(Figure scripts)
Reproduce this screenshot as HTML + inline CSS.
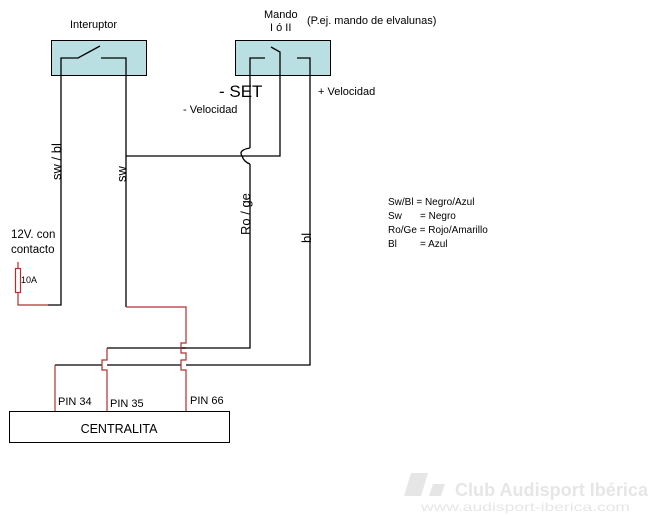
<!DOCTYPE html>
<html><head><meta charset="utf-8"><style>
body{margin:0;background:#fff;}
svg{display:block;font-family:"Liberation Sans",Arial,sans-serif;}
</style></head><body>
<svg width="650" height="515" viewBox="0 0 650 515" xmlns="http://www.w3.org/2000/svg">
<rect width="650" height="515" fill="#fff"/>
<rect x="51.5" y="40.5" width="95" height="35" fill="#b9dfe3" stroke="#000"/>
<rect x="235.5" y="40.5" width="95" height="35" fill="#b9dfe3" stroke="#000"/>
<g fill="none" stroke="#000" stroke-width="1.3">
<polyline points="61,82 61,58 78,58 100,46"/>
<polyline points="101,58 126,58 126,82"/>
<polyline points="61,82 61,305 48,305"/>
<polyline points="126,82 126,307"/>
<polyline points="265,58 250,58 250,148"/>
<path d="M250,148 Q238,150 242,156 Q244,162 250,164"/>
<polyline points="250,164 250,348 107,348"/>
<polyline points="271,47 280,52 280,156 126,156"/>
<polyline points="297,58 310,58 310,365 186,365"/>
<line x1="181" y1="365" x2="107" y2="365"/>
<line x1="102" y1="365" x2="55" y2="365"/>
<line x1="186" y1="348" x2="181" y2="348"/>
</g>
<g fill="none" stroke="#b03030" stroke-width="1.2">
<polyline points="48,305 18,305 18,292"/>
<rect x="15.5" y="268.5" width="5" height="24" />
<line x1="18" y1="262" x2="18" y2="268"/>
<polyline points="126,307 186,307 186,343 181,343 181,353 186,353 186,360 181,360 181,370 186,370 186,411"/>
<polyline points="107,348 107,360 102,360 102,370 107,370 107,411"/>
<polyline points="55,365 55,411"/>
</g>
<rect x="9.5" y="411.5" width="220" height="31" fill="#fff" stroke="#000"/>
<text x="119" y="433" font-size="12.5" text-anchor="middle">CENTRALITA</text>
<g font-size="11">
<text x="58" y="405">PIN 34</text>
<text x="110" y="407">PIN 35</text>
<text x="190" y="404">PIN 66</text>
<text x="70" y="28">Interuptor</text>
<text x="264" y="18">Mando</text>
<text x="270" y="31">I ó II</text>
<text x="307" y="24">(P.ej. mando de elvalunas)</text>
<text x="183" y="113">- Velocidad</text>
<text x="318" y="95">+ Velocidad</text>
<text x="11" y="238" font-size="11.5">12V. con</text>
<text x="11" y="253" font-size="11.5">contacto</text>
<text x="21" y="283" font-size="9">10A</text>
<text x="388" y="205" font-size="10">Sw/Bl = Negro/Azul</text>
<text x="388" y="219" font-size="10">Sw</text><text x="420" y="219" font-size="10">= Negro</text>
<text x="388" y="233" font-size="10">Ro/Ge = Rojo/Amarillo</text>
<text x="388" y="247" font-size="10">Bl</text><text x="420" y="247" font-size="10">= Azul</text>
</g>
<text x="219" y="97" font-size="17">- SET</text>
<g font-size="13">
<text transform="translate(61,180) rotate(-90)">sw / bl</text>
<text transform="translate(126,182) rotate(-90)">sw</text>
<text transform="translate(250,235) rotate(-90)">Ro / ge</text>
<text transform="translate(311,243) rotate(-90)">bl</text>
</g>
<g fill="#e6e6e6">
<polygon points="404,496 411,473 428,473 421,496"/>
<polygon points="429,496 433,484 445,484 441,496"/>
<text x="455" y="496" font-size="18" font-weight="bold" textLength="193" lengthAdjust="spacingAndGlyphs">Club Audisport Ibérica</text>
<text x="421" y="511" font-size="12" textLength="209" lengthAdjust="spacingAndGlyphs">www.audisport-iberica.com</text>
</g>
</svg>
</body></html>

---

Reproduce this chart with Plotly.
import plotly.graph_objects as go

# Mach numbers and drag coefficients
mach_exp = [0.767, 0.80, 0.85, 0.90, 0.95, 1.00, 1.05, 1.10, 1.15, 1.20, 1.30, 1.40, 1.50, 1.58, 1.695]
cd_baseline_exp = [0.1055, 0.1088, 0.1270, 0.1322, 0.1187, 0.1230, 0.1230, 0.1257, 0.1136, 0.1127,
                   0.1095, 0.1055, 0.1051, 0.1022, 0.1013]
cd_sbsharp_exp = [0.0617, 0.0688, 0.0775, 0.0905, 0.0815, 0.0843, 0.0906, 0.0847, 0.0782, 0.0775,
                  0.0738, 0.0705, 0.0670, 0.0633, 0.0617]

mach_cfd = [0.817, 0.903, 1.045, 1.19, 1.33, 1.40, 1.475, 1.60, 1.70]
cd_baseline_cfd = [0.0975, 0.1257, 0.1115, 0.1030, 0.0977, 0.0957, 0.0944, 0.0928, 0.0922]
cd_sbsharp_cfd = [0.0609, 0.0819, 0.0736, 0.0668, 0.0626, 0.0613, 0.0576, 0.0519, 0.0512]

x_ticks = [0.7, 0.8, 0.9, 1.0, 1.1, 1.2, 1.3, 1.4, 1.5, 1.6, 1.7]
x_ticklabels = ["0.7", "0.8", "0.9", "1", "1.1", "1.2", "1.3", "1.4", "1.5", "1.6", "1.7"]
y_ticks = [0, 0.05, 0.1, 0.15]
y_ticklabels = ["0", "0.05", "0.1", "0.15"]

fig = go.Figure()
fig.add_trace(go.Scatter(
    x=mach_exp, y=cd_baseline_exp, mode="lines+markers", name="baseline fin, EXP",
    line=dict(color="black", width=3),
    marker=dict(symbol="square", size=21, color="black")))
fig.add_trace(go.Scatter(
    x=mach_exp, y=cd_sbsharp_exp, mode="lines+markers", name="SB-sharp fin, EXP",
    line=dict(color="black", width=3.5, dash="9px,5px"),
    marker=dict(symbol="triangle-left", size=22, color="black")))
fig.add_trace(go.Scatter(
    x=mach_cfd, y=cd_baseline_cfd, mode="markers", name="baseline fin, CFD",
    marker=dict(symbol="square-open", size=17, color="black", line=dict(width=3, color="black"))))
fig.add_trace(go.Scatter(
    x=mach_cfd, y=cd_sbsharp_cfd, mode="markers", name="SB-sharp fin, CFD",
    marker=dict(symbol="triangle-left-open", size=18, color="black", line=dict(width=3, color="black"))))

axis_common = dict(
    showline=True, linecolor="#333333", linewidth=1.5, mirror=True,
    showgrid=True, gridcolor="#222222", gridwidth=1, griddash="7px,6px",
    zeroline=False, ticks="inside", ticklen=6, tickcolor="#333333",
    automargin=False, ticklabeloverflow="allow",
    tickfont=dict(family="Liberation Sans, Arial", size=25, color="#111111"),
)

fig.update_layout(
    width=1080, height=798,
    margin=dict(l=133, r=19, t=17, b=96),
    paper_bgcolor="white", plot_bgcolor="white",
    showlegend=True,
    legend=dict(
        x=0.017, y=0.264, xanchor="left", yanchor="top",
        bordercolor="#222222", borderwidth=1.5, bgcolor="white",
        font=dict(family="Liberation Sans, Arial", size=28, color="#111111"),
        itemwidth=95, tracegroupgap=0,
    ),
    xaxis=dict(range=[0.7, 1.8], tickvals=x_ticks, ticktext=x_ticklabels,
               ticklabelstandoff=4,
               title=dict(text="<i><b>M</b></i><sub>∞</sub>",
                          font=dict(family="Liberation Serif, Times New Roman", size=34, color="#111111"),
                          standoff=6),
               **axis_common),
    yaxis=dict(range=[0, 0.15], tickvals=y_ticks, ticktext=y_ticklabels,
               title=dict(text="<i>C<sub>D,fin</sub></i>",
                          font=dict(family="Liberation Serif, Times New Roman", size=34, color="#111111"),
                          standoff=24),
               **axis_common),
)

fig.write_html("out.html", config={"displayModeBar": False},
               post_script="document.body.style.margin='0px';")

* * *

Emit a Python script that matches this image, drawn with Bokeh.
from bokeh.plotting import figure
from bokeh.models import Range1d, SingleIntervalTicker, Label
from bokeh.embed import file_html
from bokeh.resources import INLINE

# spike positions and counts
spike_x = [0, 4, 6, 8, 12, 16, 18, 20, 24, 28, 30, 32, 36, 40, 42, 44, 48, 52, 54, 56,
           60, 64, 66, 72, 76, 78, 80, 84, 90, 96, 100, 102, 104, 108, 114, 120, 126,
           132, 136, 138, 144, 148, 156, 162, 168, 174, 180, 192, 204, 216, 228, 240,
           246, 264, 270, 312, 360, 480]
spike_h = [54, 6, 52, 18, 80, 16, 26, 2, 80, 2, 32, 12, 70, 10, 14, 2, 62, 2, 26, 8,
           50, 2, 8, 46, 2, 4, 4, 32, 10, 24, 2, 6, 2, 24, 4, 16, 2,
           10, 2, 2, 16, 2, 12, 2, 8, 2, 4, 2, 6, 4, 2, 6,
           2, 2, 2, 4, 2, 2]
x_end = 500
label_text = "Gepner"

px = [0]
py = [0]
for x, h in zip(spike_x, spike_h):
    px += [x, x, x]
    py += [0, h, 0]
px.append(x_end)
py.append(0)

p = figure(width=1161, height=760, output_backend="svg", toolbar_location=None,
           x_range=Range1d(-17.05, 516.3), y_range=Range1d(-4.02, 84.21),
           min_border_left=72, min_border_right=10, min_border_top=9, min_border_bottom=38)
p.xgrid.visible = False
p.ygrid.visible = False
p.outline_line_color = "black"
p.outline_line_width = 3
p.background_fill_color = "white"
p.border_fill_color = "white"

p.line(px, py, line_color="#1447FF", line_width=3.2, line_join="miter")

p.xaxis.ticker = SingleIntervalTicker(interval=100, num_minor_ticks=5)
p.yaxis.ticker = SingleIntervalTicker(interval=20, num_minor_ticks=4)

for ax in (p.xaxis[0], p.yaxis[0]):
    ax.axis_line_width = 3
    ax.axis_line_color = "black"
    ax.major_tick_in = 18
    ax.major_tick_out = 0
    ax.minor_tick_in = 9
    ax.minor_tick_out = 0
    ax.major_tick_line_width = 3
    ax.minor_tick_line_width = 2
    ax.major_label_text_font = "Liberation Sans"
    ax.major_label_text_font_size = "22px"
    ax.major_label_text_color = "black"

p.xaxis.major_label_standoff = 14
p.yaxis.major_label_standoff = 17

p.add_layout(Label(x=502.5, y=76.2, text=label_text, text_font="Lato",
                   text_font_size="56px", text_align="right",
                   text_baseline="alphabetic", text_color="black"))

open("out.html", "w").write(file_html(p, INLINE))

Task:
Return every line above that contains the word "this".

Answer below:
Reproduce this screenshot as HTML + inline CSS.
Reproduce this chart with Plotly.
Emit a Python script that matches this image, drawn with Bokeh.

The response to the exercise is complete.